Old Fashioned Function Keys

Your Function Keys Are Cooler Than You Think
by someone who used to press F1 by mistake

Ever notice the F keys on your keyboard? F1 through F12. Sitting at the top like unused shelf space. If you’re at a computer now, take a glance. I used to think they did nothing, or at least nothing for me. Maybe experts used them. Experts who know what BIOS and DOS are.  But for me, just little space fillers with no purpose. I frequently pressed F1 by accident rather than escape. A help window would pop up, wasting half a second of my life until I closed it.

But the Fn keys (function keys) are sneaky useful. They can save you serious time. No clicking. No dragging. No fumbling with touchpad mis-clicks.

When using a web browser, F5 refreshes the web page. Windows has added the same functionality for folders too, updating recently edited files. Fast and easy. F11 changes your web browser view to full screen. Great for long reads or historical documents. F12 shows the guts of a webpage. That’s perfect if you web scrape or need to know what things are called behind the scenes. Ctrl + F4 closes a tab. Alt + F4 shuts the whole application instance down. That last one works for almost all applications.
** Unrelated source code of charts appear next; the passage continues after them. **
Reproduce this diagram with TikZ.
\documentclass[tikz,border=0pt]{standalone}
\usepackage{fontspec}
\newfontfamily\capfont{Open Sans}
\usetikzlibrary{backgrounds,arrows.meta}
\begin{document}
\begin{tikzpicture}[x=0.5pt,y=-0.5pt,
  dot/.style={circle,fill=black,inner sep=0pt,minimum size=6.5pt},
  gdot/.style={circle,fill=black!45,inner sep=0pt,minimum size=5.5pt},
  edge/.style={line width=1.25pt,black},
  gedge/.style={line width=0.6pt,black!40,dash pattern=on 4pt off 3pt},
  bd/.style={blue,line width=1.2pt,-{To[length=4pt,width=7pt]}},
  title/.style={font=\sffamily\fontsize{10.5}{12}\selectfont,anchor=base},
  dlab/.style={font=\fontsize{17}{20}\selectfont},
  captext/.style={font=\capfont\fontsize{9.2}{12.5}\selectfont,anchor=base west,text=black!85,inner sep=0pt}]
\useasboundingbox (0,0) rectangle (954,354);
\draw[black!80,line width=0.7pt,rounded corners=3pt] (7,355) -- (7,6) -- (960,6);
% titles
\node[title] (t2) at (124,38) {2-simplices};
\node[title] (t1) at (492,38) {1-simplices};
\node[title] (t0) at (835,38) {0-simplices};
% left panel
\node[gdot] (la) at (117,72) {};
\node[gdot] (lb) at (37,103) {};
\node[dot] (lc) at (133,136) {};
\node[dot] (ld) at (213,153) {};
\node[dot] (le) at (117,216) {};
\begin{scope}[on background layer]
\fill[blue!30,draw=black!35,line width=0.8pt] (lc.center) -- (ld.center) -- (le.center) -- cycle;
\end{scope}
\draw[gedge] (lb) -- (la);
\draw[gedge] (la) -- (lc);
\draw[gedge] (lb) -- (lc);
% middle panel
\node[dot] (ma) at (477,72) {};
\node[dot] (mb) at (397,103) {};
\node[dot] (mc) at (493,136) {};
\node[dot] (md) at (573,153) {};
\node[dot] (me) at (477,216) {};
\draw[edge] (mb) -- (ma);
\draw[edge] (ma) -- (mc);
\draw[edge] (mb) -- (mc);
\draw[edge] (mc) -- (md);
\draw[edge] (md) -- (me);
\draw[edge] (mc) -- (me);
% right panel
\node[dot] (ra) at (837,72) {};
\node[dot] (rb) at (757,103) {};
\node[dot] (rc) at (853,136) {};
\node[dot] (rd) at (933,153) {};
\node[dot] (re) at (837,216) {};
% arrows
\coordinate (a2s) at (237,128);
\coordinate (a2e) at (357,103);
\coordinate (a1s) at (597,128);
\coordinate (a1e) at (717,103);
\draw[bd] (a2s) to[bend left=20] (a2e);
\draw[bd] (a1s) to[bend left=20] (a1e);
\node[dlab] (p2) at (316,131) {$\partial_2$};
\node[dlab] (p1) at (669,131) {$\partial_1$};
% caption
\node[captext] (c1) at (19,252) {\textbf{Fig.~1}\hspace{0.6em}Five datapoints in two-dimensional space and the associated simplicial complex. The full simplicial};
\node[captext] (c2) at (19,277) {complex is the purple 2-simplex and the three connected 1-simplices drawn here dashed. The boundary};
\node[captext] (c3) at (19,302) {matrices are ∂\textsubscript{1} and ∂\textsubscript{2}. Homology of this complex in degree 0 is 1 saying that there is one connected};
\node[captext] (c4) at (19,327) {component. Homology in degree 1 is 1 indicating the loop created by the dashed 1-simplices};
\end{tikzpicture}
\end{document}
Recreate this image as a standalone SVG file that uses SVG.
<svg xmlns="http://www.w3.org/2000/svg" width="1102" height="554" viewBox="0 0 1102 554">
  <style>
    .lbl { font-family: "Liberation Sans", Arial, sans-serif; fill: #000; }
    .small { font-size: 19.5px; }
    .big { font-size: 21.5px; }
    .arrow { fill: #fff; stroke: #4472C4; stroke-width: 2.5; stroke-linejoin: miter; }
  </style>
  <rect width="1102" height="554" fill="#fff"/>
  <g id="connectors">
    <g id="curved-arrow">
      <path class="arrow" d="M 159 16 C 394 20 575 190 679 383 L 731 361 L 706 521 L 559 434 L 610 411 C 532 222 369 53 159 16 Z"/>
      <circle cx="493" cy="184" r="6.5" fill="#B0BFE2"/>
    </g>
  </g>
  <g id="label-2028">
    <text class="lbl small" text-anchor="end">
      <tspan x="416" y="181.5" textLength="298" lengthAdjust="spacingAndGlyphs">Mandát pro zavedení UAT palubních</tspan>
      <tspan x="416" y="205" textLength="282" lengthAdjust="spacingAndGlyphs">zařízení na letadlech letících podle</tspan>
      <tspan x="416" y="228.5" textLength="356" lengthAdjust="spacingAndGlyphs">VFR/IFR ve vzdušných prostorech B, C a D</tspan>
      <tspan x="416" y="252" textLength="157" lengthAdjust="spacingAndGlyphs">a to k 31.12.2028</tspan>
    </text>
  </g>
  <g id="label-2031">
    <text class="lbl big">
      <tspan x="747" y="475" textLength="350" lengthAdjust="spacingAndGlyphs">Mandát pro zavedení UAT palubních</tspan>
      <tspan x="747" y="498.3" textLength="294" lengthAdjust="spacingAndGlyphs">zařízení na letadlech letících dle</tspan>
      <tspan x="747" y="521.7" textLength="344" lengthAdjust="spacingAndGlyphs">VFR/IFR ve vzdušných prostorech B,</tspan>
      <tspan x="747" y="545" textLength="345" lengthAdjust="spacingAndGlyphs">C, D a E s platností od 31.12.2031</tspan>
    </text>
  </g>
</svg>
Excel? F4 saves so much of your life. It toggles absolute cell, row, and column references. Have you ever watched someone try to click on the right spot with their touchpad and manually press the ‘$’ sign… twice? I can feel myself slowly creeping toward death as my life wastes away. Whereas pressing F4 lets you get on with your life. F12 in most Microsoft applications is ‘Save As’. No need to find the floppy disk image on that small laptop screen. PowerPoint has its own tricks—F5 begins the presentation. Shift + F5 starts it from the current slide. Not bad. And don’t forget F7! That’s the spellcheck hotkey. But now it’s been expanded to include grammar, clarity, concision, and inclusivity.
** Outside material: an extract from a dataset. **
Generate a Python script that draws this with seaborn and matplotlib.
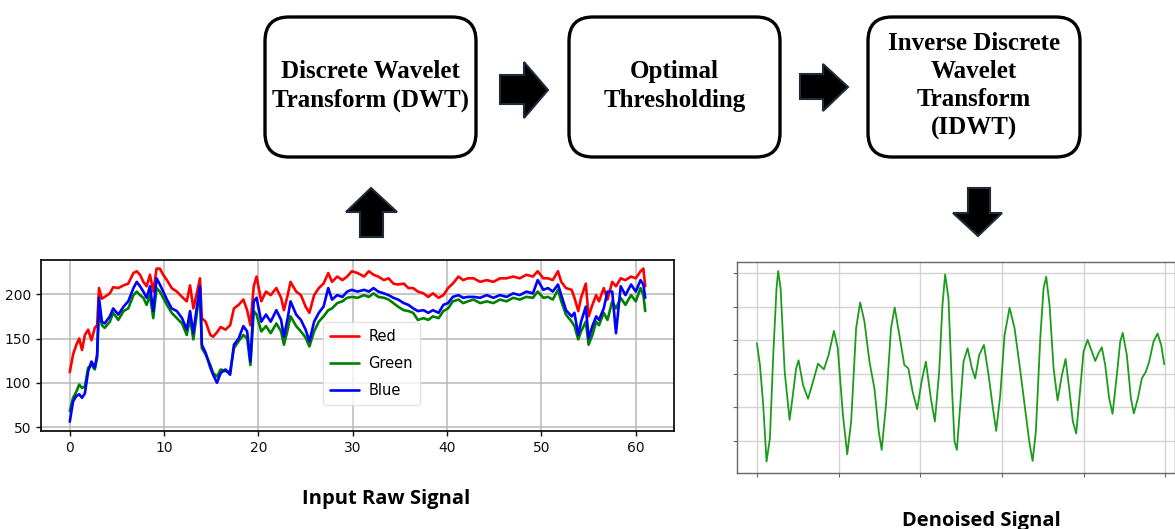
import numpy as np
import pandas as pd
import seaborn as sns
import matplotlib.pyplot as plt
from matplotlib.patches import FancyBboxPatch, Polygon

# raw RGB signal
time_s = [0, 0.35, 0.7, 1.0, 1.3, 1.6, 1.95, 2.3, 2.65, 2.9,
          3.1, 3.4, 3.7, 4.25, 4.6, 5.15, 5.7, 6.2, 6.75, 7.1,
          7.45, 7.8, 8.15, 8.5, 8.85, 9.2, 9.55, 9.9, 10.3, 10.8,
          11.35, 11.9, 12.4, 12.75, 13.1, 13.5, 13.8, 14.0, 14.4, 14.9,
          15.2, 15.6, 16.0, 16.5, 17.0, 17.4, 17.9, 18.4, 18.8, 19.15,
          19.5, 19.8,
          20.3, 20.8, 21.3, 21.9, 22.4, 22.7, 23.1, 23.4, 24.0, 24.5,
          25.0, 25.4, 25.9, 26.4, 26.9, 27.4, 27.8, 28.35, 28.9, 29.4,
          29.9, 30.5, 31.2, 31.7, 32.2, 32.7, 33.3, 33.8, 34.3, 34.8,
          35.4, 35.9, 36.4, 36.9, 37.5, 38.0, 38.5, 39.1, 39.6, 40.1,
          40.6, 41.2, 41.7, 42.2,
          42.8, 43.5, 44.2, 44.9, 45.6, 46.3, 47.0, 47.7, 48.4, 49.1,
          49.6, 50.2, 50.7, 51.2, 51.75, 52.1, 52.6, 53.2, 53.5, 53.9,
          54.2, 54.7, 55.0, 55.4, 55.8, 56.1, 56.6, 57.0, 57.5, 57.9,
          58.4, 58.9, 59.5, 60.0, 60.5, 60.8, 61.0]

red = [112, 132, 143, 150, 137, 154, 160, 148, 162, 165,
       207, 195, 197, 201, 208, 207, 210, 212, 224, 226,
       222, 214, 209, 222, 203, 229, 229, 222, 216, 207,
       203, 197, 192, 210, 184, 203, 218, 173, 169, 154,
       152, 157, 163, 160, 165, 184, 188, 194, 182, 165,
       209, 220,
       192, 203, 199, 207, 196, 182, 199, 214, 203, 199,
       186, 179, 199, 207, 212, 224, 214, 220, 216, 220,
       226, 224, 220, 226, 222, 220, 216, 218, 212, 211,
       212, 207, 207, 203, 201, 197, 201, 196, 199, 207,
       212, 220, 216, 218,
       218, 214, 216, 214, 218, 218, 220, 218, 222, 220,
       226, 218, 218, 216, 226, 214, 207, 205, 196, 181,
       196, 212, 175, 188, 199, 192, 207, 194, 214, 209,
       218, 216, 220, 218, 226, 229, 209]

green = [68, 83, 90, 98, 94, 96, 117, 120, 115, 128,
         188, 165, 162, 169, 179, 171, 181, 184, 199, 203,
         199, 196, 188, 199, 173, 207, 203, 196, 188, 179,
         173, 167, 154, 173, 149, 181, 207, 139, 132, 120,
         111, 107, 115, 113, 113, 139, 147, 154, 150, 120,
         181, 177,
         158, 164, 156, 167, 158, 143, 160, 175, 164, 158,
         151, 141, 158, 169, 175, 182, 184, 190, 192, 196,
         197, 196, 199, 197, 201, 197, 196, 194, 190, 186,
         182, 181, 179, 171, 173, 171, 175, 173, 181, 184,
         192, 194, 190, 192,
         194, 190, 192, 190, 194, 192, 196, 194, 197, 196,
         203, 196, 197, 194, 205, 192, 177, 169, 164, 149,
         158, 169, 143, 154, 169, 165, 179, 171, 192, 184,
         196, 188, 199, 192, 207, 199, 181]

blue = [56, 79, 85, 87, 83, 88, 113, 124, 117, 132,
        196, 169, 167, 175, 184, 177, 186, 192, 207, 214,
        209, 203, 196, 209, 181, 218, 211, 203, 194, 184,
        181, 173, 160, 181, 156, 188, 209, 143, 134, 117,
        109, 100, 111, 115, 109, 143, 150, 164, 158, 124,
        192, 196,
        169, 177, 169, 182, 171, 152, 173, 192, 177, 171,
        160, 147, 169, 179, 186, 207, 194, 199, 197, 203,
        205, 203, 205, 203, 207, 203, 201, 199, 196, 194,
        190, 188, 184, 181, 182, 179, 182, 179, 188, 190,
        197, 199, 196, 197,
        197, 196, 199, 196, 199, 197, 201, 199, 203, 201,
        216, 205, 207, 203, 211, 199, 182, 175, 179, 154,
        169, 186, 150, 164, 175, 171, 184, 203, 203, 156,
        209, 199, 211, 203, 216, 211, 196]

# denoised output signal (arbitrary units, no tick labels in the picture)
den_x = [0, 0.037, 0.077, 0.118, 0.159, 0.2, 0.24, 0.26, 0.29, 0.34,
         0.40, 0.44, 0.48, 0.51, 0.565, 0.626, 0.687, 0.748, 0.82, 0.878,
         0.943, 0.99, 1.053, 1.106, 1.154, 1.215, 1.264, 1.317, 1.378, 1.439,
         1.492, 1.528, 1.581, 1.642, 1.687, 1.744, 1.805, 1.854, 1.907, 1.963,
         2.016, 2.069, 2.13, 2.179, 2.232, 2.272, 2.305, 2.346, 2.388, 2.42,
         2.449, 2.49, 2.53, 2.58, 2.633, 2.673, 2.722, 2.78, 2.837, 2.89,
         2.93, 2.98, 3.033, 3.094, 3.155, 3.216, 3.278, 3.335, 3.376, 3.416,
         3.47, 3.51, 3.543, 3.584, 3.633, 3.682, 3.735, 3.78, 3.824, 3.869,
         3.91, 3.96, 4.0, 4.049, 4.102, 4.143, 4.184, 4.224, 4.265, 4.314,
         4.355, 4.408, 4.449, 4.48, 4.53, 4.58, 4.616, 4.665, 4.714, 4.763,
         4.804, 4.857, 4.906, 4.951, 4.988]
den_y = [2.91, 2.26, 1.07, -0.63, 0.07, 2.56, 4.55, 5.07, 4.55, 2.06,
         0.62, 1.36, 2.16, 2.40, 1.66, 1.25, 1.76, 2.30, 2.13, 2.56,
         3.28, 2.76, 0.77, -0.41, 0.57, 3.36, 4.13, 3.56, 2.36, 1.56,
         0.27, -0.28, 1.07, 3.36, 3.98, 3.16, 2.26, 2.16, 1.46, 0.94,
         1.76, 2.36, 1.26, 0.57, 2.06, 4.05, 4.97, 4.25, 1.6, -0.03,
         -0.28, 1.07, 2.36, 2.76, 2.16, 1.86, 2.56, 2.86, 1.96, 0.97,
         0.29, 1.36, 3.16, 3.97, 3.36, 2.26, 1.07, -0.03, -0.61, 0.27,
         3.06, 4.55, 4.90, 4.05, 2.16, 1.20, 1.96, 2.44, 1.56, 0.57,
         0.21, 1.56, 2.66, 3.01, 2.66, 2.38, 2.61, 2.79, 2.26, 1.26,
         0.80, 1.96, 2.96, 3.22, 2.56, 1.26, 0.81, 1.26, 1.86, 2.06,
         2.36, 2.96, 3.20, 2.86, 2.28]

raw_ticks_x = [0, 10, 20, 30, 40, 50, 60]
raw_ticks_y = [50, 100, 150, 200]
channel_names = ['Red', 'Green', 'Blue']
channel_colors = ['#ff0000', '#008000', '#0000ff']

step_labels = ['Discrete Wavelet\nTransform (DWT)',
               'Optimal\nThresholding',
               'Inverse Discrete\nWavelet\nTransform\n(IDWT)']

sns.set_style('white')
plt.rcParams['font.family'] = ['DejaVu Sans']
plt.rcParams['text.color'] = 'black'

W, H = 1175, 529
fig = plt.figure(figsize=(W / 100, H / 100), dpi=100)

# ---- raw signal panel
ax1 = fig.add_axes([41 / W, 1 - 431 / H, (674 - 41) / W, (431 - 260) / H])
raw = pd.DataFrame({'t': time_s, 'Red': red, 'Green': green, 'Blue': blue})
for name, col in zip(channel_names, channel_colors):
    sns.lineplot(data=raw, x='t', y=name, color=col, lw=1.9, label=name, ax=ax1)
ax1.set_xlim(-3.05, 64.05)
ax1.set_ylim(45.5, 238.7)
ax1.set_xticks(raw_ticks_x)
ax1.set_yticks(raw_ticks_y)
ax1.set_xlabel('')
ax1.set_ylabel('')
ax1.grid(True, color='#b8b8b8', lw=1.1)
ax1.tick_params(axis='both', direction='out', length=3.5, width=1, labelsize=10,
                left=True, bottom=True, colors='#111111')
for s in ax1.spines.values():
    s.set_color('#111111')
    s.set_linewidth(1.3)
ax1.legend(loc='upper left', bbox_to_anchor=(323 / W, 1 - 322 / H),
           bbox_transform=fig.transFigure, borderaxespad=0, fontsize=10.5,
           labelspacing=0.8, handlelength=2.0, handletextpad=0.6,
           borderpad=0.5, framealpha=0.8, edgecolor='#dddddd')

# ---- denoised panel
ax2 = fig.add_axes([737 / W, 1 - 473 / H, (W - 737) / W, (473 - 262) / H])
den = pd.DataFrame({'x': den_x, 'y': den_y})
sns.lineplot(data=den, x='x', y='y', color='#1c9c1c', lw=1.3, ax=ax2)
ax2.set_xlim(-0.244, 5.12)
ax2.set_ylim(-0.97, 5.34)
ax2.set_xticks(range(6))
ax2.set_yticks(range(6))
ax2.set_xticklabels([])
ax2.set_yticklabels([])
ax2.set_xlabel('')
ax2.set_ylabel('')
ax2.grid(True, color='#d4d4d4', lw=1.0)
ax2.tick_params(axis='both', direction='out', length=3, width=0.8,
                left=True, bottom=True, colors='#666666')
for s in ax2.spines.values():
    s.set_color('#666666')
    s.set_linewidth(1.0)

# ---- flow diagram overlay, pixel coordinates
ov = fig.add_axes([0, 0, 1, 1], zorder=-1)
ov.set_xlim(0, W)
ov.set_ylim(H, 0)
ov.axis('off')

boxes = [(265, 476), (569, 780), (868, 1080)]
for (x0, x1), txt in zip(boxes, step_labels):
    ov.add_patch(FancyBboxPatch((x0, 17), x1 - x0, 140,
                                boxstyle='round,pad=0,rounding_size=24',
                                fc='white', ec='black', lw=2.4))
    ov.text((x0 + x1) / 2, 86, txt, ha='center', va='center', color='black',
            family='Liberation Serif', fontweight='bold', fontsize=18,
            linespacing=1.28)

def block_arrow(pts):
    ov.add_patch(Polygon(pts, closed=True, fc='black', ec='#1e2c3a', lw=1.5))

# right arrows between boxes
block_arrow([(500, 75), (524, 75), (524, 62), (548, 90), (524, 118),
             (524, 104), (500, 104)])
block_arrow([(800, 74), (823, 74), (823, 64), (848, 87), (823, 111),
             (823, 99), (800, 99)])
# up arrow under DWT, down arrow under IDWT
block_arrow([(360, 237), (360, 212), (346, 212), (371, 188), (397, 212),
             (383, 212), (383, 237)])
block_arrow([(968, 188), (990, 188), (990, 213), (1002, 213), (978, 236),
             (953, 213), (968, 213)])

ov.text(386, 504, 'Input Raw Signal', ha='center', va='baseline', color='black',
        family='Open Sans', fontweight='bold', fontsize=14.5)
ov.text(981, 526, 'Denoised Signal', ha='center', va='baseline', color='black',
        family='Open Sans', fontweight='bold', fontsize=14.5)

fig.savefig('out.png', dpi=100)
Desktop computers display the entire menu of Fn keys as if to invite you to ask ChatGPT about them. Laptops, however, make us just a tiny bit stupider by default. The function keys share space with screen brightness, volume, and Wi-Fi toggles and most laptops default to these hardware toggles rather than the Fn keys. Such controls make sense given that your environment changing is a primary advantage of laptops. You’ll probably want to change the brightness depending on where you are or what you battery life is.

The factory default settings require you to hold the newer ‘Fn’ key located in the lower left corner of your keyboard. That means that you need two hands to press F5, or that you need to awkwardly stretch your hands across the keyboard. Many users less frequently use the Fn keys, so they don’t even know that there is a problem or that their life could be brighter and faster.
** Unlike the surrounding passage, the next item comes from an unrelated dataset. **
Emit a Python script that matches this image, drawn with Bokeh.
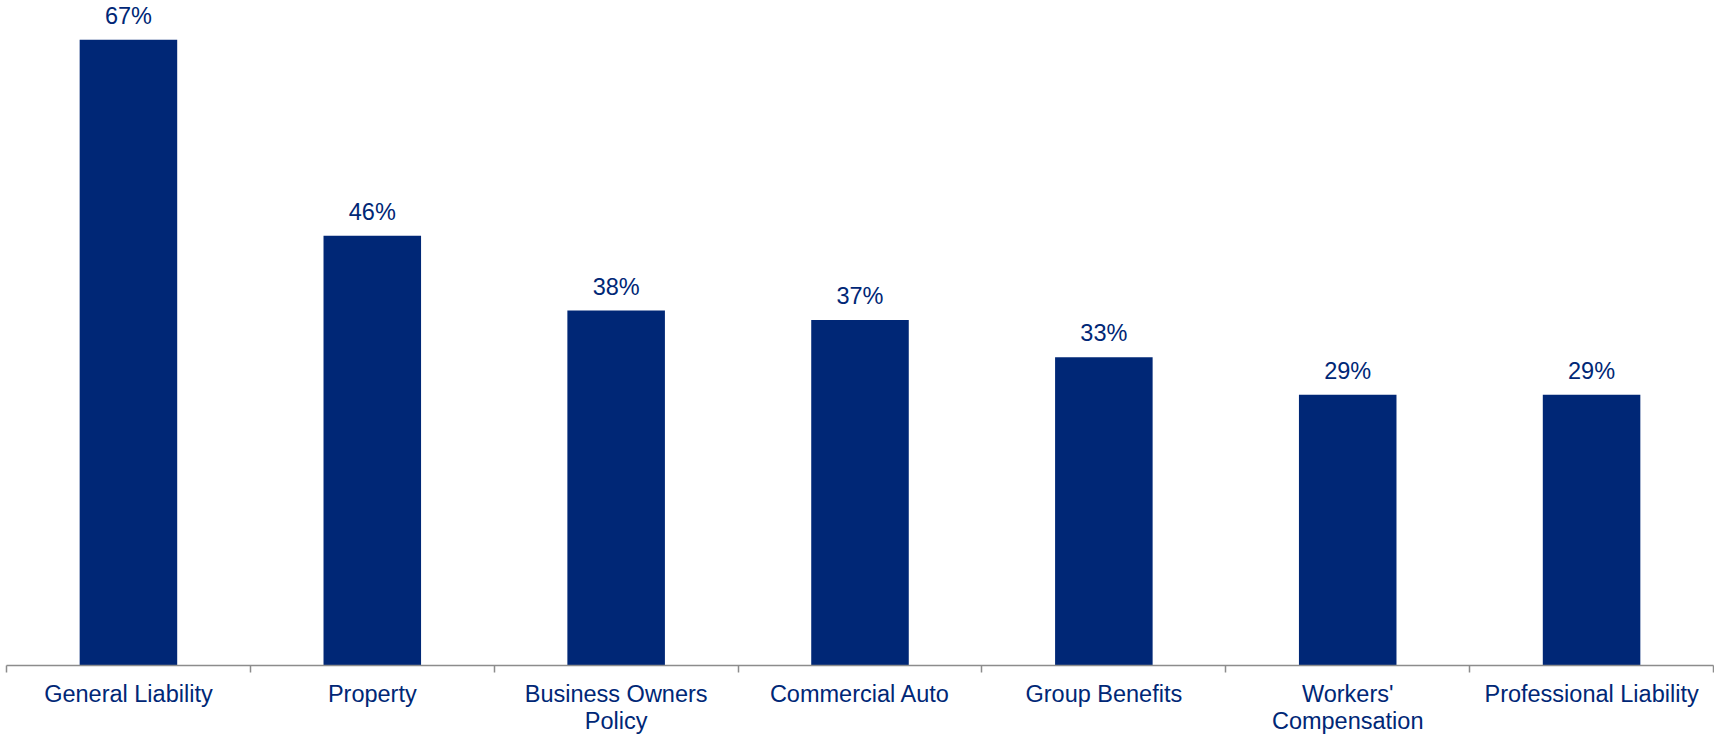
from bokeh.plotting import figure
from bokeh.models import ColumnDataSource, FixedTicker, Range1d, LabelSet
from bokeh.core.properties import value
from bokeh.embed import file_html
from bokeh.resources import INLINE

categories = ["General Liability", "Property", "Business Owners\nPolicy", "Commercial Auto",
              "Group Benefits", "Workers'\nCompensation", "Professional Liability"]
values = [67, 46, 38, 37, 33, 29, 29]

NAVY = "#002776"
FONT = "Liberation Sans"

xs = list(range(len(categories)))
src = ColumnDataSource(dict(x=xs, top=values, label=[f"{v}%" for v in values]))

p = figure(frame_width=1707, frame_height=665, output_backend="svg", toolbar_location=None,
           x_range=Range1d(-0.5, len(categories) - 0.5), y_range=Range1d(0, 71.2),
           min_border_left=6, min_border_right=1, min_border_top=0, min_border_bottom=0)
p.vbar(x="x", top="top", bottom=0, width=0.4, source=src, fill_color=NAVY, line_color=None)

labels = LabelSet(x="x", y="top", text="label", source=src, text_align="center",
                  text_baseline="alphabetic", y_offset=16, text_color=NAVY,
                  text_font=value(FONT), text_font_size=value("23.5px"))
p.add_layout(labels)

p.yaxis.visible = False
p.grid.visible = False
p.outline_line_color = None

ax = p.xaxis[0]
ax.ticker = FixedTicker(ticks=xs, minor_ticks=[i - 0.5 for i in range(len(categories) + 1)])
ax.major_label_overrides = {i: c for i, c in enumerate(categories)}
ax.major_tick_line_color = None
ax.major_tick_out = 0
ax.major_tick_in = 0
ax.minor_tick_out = 7
ax.minor_tick_in = 0
ax.minor_tick_line_color = "#8c8c8c"
ax.minor_tick_line_width = 1.5
ax.axis_line_color = "#8c8c8c"
ax.axis_line_width = 1.5
ax.major_label_text_color = NAVY
ax.major_label_text_font = FONT
ax.major_label_text_font_size = "23.5px"
ax.major_label_text_line_height = 1.05
ax.major_label_standoff = 8

open("out.html", "w").write(file_html(p, INLINE))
Here’s the trick. Your system has settings that can flip the toggle default (or even an ‘Fn Lock’ key). The settings on my computer, for example, allow me to simply press F5 without manual acrobatics.  I use two hands if I want to make my screen dimmer (that key is shared with F5). I still have both options. But now I can easily use the one that helps me do my work rather than the one that helps me get situated at a desk. You can still change the volume by holding the ‘Fn’ key first. But your F1-F12 keys go back to doing what they were made to do.

If you work with two hands and learn the layout, then your efficiency jumps. Fast saves. Clean exits. Smarter scraping. So, flip your toggle. Make function keys the default. Use them like you mean it.

Do you know of other efficient Fn key uses? Comment below and may your externalities increase total factor productivity.

One thought on “Old Fashioned Function Keys

  1. Scott Buchanan's avatar Scott Buchanan April 15, 2025 / 8:24 am

    Great tips, thanks. FWIW, here is a keyboard shortcut I find useful, though it does not involve function keys:

    Simultaneously press Shift, the Windows key (typically situated between the fn and alt keys) and letter “S” key (yes, three keys at once, not hard to do) — that brings up Snipping tool, so I can select whatever on the screen I want to snip (copy image of).